エボラ出血熱疑い患者を診るということ その4

ようやく大団円です。

CASE RECORDS of the MASSACHUSETTS GENERAL HOSPITAL.
Case 28-2015. A 32-Year-Old Man with Fever, Headache, and Myalgias after Traveling from Liberia.
N Engl J Med. 2015 Sep 10;373(11):1060-7.
Biddinger PD, Hooper DC, Shenoy ES, Bajwa EK, Robbins GK, Branda JA.

2015年10月14日

その4

その3からつづき

かわうそ:というわけで、抗マラリア薬を使いました。イヤーノートに載っている薬と全く違うので、よくわかりませんけど。薬を使ったあと、一日だけ症状が悪化したようですが、その後はだんだん元気になっています。本来、エボラの検査は何度も行う必要があるようなんですが、ここではマラリアの診断加療がうまく行っているので、4日目にもうエボラの検査はやめています。
で、隔離解除されて、ふふっ、「The patient was embraced by many members of the care team」ということで、みんながよかったね、と患者さんを祝福しているんですよ。こういうの書いてあるのはけっこういいな、と思います。感動的です。

きりん:おー。

かば:いいですね。

かわうそ:自分ならどうしてるかな、と考えると、たぶん用もないのに3週間きっちりと隔離して、腫れ物扱いしてるような気がしてます。反省します。

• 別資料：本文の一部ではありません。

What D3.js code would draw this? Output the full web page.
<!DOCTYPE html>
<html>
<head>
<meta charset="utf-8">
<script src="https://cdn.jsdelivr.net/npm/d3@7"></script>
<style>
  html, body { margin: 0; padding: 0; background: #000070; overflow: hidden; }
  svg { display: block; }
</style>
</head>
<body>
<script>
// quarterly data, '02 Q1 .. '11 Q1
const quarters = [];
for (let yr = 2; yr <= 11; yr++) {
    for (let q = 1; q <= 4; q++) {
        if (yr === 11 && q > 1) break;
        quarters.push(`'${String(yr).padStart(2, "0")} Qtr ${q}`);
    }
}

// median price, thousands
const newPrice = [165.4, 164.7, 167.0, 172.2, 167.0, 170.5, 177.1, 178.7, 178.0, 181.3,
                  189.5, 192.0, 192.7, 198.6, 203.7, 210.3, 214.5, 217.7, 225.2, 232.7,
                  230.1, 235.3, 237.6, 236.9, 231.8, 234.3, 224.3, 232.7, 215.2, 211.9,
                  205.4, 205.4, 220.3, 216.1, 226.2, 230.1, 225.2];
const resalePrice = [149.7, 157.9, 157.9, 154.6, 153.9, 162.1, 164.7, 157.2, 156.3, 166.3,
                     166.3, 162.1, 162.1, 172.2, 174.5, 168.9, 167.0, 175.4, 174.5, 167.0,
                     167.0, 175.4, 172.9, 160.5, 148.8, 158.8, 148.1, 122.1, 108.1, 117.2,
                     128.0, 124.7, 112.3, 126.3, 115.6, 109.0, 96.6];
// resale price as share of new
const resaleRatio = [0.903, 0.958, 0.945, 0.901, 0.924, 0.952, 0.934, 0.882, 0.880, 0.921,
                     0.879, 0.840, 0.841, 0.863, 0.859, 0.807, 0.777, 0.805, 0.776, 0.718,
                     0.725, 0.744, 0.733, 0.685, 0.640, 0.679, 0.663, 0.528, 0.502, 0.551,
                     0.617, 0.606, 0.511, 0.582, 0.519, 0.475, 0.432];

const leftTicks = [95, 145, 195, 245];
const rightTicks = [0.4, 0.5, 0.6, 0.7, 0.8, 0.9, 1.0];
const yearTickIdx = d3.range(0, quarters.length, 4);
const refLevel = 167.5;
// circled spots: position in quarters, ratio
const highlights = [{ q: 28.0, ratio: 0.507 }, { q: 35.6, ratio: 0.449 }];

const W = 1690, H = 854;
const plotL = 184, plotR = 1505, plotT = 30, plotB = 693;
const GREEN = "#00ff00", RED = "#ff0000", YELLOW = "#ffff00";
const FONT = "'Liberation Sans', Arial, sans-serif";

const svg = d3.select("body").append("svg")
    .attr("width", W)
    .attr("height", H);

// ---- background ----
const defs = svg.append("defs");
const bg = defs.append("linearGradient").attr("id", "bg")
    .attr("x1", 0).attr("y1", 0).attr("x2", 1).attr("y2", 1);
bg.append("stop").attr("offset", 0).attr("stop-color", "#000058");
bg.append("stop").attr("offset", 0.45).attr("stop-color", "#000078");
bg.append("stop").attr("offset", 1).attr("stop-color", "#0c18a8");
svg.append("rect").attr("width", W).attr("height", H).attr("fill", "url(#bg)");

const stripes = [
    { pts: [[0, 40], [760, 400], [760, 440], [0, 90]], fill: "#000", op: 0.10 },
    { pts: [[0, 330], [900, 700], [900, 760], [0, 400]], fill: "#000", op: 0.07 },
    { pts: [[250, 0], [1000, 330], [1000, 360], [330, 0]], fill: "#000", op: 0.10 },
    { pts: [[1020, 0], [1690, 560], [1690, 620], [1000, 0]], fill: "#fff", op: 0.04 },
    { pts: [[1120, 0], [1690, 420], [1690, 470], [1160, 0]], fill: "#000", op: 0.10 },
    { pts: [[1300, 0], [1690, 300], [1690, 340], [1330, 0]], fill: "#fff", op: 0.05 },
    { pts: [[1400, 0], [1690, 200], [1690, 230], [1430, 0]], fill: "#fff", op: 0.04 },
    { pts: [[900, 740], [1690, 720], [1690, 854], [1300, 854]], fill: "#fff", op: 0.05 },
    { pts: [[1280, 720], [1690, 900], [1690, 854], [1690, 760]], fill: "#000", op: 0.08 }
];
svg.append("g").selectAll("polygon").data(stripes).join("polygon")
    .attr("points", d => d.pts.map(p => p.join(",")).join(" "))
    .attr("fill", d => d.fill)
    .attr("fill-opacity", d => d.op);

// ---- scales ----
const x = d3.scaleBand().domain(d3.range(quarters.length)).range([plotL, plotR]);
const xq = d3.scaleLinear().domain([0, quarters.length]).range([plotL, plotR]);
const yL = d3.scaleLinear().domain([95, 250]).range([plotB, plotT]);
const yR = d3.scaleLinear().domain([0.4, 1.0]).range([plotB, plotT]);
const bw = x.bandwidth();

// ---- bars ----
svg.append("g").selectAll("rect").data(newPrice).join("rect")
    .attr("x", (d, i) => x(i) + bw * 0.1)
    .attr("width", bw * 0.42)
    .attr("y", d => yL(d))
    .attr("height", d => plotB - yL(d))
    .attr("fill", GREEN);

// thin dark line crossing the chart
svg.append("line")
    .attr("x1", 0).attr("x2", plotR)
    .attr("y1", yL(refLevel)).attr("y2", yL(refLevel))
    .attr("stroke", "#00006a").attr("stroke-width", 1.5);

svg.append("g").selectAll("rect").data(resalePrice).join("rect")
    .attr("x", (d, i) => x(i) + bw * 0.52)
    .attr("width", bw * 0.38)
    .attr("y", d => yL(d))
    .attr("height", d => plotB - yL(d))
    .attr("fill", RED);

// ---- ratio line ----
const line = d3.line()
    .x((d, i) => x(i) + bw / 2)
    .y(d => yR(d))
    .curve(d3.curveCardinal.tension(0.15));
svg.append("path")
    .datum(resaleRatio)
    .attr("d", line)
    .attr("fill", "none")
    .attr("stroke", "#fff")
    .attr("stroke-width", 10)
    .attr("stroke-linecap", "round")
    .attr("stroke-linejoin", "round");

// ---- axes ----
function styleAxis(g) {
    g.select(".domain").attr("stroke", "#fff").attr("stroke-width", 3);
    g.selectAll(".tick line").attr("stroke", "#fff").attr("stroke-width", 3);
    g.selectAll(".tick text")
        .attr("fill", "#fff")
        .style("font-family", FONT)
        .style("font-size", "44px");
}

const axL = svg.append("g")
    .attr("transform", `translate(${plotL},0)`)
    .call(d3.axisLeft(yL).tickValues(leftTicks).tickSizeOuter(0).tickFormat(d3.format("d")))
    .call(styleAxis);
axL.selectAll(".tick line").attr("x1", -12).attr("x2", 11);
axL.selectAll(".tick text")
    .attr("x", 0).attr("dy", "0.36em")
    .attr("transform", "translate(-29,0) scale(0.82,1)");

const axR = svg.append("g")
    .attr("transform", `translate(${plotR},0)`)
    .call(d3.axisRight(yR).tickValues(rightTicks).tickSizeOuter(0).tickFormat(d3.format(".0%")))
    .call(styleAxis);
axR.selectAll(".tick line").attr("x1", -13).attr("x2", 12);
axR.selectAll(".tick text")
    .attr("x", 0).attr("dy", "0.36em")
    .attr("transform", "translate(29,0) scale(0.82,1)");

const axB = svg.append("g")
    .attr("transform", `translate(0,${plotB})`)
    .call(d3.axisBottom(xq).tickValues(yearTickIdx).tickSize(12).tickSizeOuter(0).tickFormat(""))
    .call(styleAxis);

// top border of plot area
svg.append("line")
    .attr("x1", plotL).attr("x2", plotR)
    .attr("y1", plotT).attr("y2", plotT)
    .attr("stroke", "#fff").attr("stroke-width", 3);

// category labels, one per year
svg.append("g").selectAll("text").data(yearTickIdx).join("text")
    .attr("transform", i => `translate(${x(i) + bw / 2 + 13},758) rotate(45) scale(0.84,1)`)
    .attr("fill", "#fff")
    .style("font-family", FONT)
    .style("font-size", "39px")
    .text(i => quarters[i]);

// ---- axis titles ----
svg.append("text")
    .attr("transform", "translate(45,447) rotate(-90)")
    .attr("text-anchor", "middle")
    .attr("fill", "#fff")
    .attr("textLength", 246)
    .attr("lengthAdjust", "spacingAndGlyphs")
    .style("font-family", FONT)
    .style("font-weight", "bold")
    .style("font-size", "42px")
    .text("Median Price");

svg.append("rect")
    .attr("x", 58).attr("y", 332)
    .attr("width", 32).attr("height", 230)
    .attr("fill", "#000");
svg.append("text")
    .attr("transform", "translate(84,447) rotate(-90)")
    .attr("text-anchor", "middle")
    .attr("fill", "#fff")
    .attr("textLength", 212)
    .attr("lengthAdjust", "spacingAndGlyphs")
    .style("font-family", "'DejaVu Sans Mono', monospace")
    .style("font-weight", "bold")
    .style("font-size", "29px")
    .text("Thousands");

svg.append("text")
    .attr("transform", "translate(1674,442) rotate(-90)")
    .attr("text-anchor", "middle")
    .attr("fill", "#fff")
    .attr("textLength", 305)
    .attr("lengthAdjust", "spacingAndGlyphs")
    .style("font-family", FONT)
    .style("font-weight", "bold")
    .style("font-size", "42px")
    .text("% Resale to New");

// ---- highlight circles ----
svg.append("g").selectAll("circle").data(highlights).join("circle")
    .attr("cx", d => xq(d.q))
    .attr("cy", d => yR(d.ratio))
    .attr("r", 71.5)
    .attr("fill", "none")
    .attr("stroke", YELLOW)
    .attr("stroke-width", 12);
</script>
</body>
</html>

この後経過を追っていくと、また発熱したりしているんです。で、それは別のマラリア感染だった、というオチがついていたりするくらいレアなケースなんですが、今回そういうのはもういいです。続きの展開でそういうネタが霞んでしまっているんです。

実は最後にご本人が登場しています。

きりん:えーっ。

かわうそ:「The patient is here today」とあります。お宝文献ですね。わざわざ来てくれて、今回の件について語ってくれています。これはぜひ紹介したいです。
この人はエボラ出血熱の専門家ですよね。3ヶ月見てきたわけですから。だから、最初は自分はエボラウイルスには感染していないという確信があったみたいなんです。症状はそうかもしれないけど、接触していないし。でも、電話をかけると宇宙人がやってきて、自分を隔離するためのユニットが作られたり、さらにニュースにもなってしまったのを知ると、「やばい、俺、エボラかも…」と思い始めてしまったらしいです。

かば・きりん:はははっ。

 かわうそ:ただ、病院の対応がすごくよかったらしいです。不安に対してきちんと説明して落ち着かせてくれたと感謝しています。

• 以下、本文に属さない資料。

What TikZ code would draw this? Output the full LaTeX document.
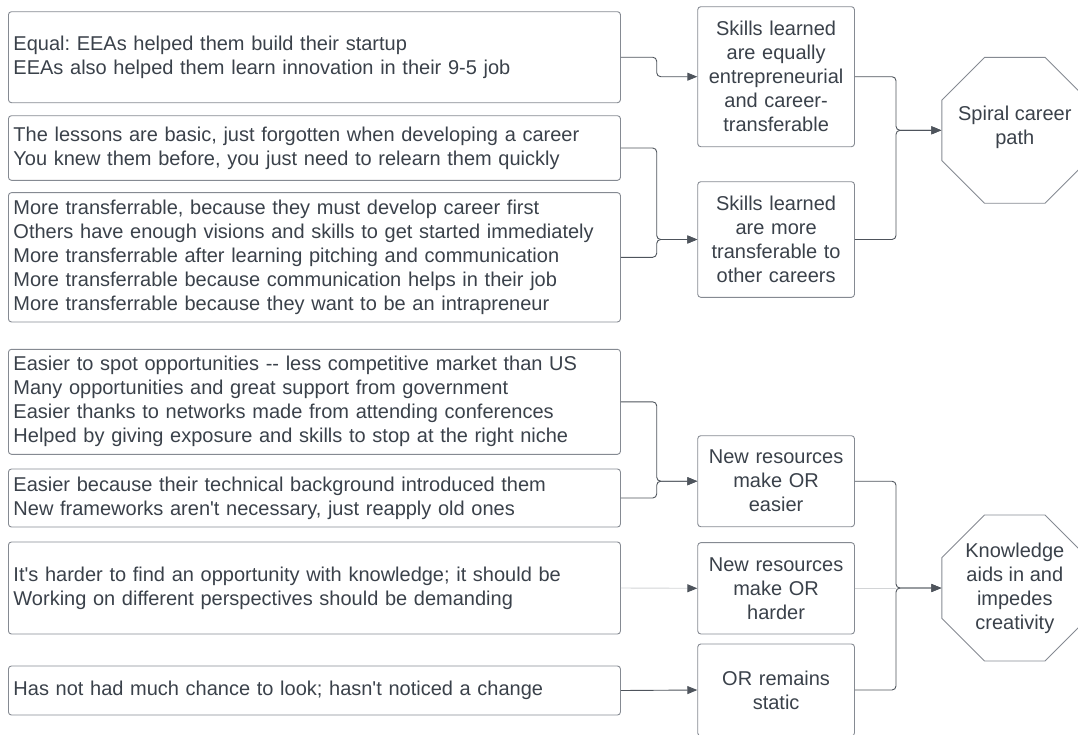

あと、アメリカでの手厚い看護と、それまでいたリベリアでの設備のない状況とを比較すると、その落差に考えさせられるといっています。
もともとリベリアには、今回のアウトブレイクの前には50人くらいしか医師がいなかったようです。
また、西アフリカで亡くなった300人以上のヘルスケアワーカーのうち、なんと180人がリベリアで亡くなっています。
そういうの聞くとせつない気持ちになりますね。

きりん:なるほど…。

かば:うん…。

かわうそ:最後は、とりあえずいい経験だったといって話を締めています。
なにせ、本人の証言が聞けたところがうれしいですね。面白いです。

きりん:いい経験だったといえるところが強いですね。

かわうそ:教訓としては、エボラ出血熱に対応するというのは、マラリアなどその周囲の疾患にも対応するということなんですよね。エボラ出血熱の検査キット準備してます、じゃダメなんですって。

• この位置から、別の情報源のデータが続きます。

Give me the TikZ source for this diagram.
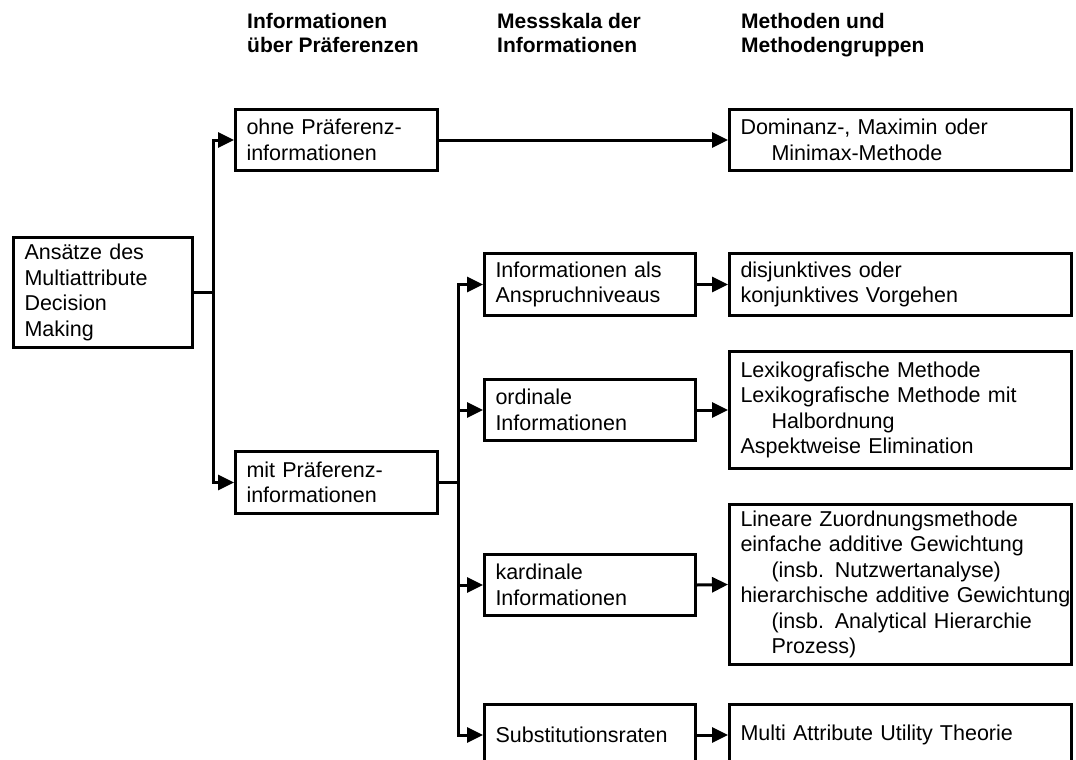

もう一つ、私はアメリカという国はそんなに好きでないんですが、やっぱり偉いなと思いますよね。エボラが否定されて隔離が解除された時に、みんなで患者さんを祝福していますよね。こういうところに、NGOでエボラアウトブレイクに対応するためにがんばっていた人に対する敬意を感じます。
これが日本だったら、「なんで今そんなところ行って、日本に迷惑かけるようなことするの?」とかいう雰囲気が出まくりですよね。でも、もし自分にこういう症例が降ってきたら、やっぱり迷惑にかんじているかもしれないな、と想像してしまいます。反省しました。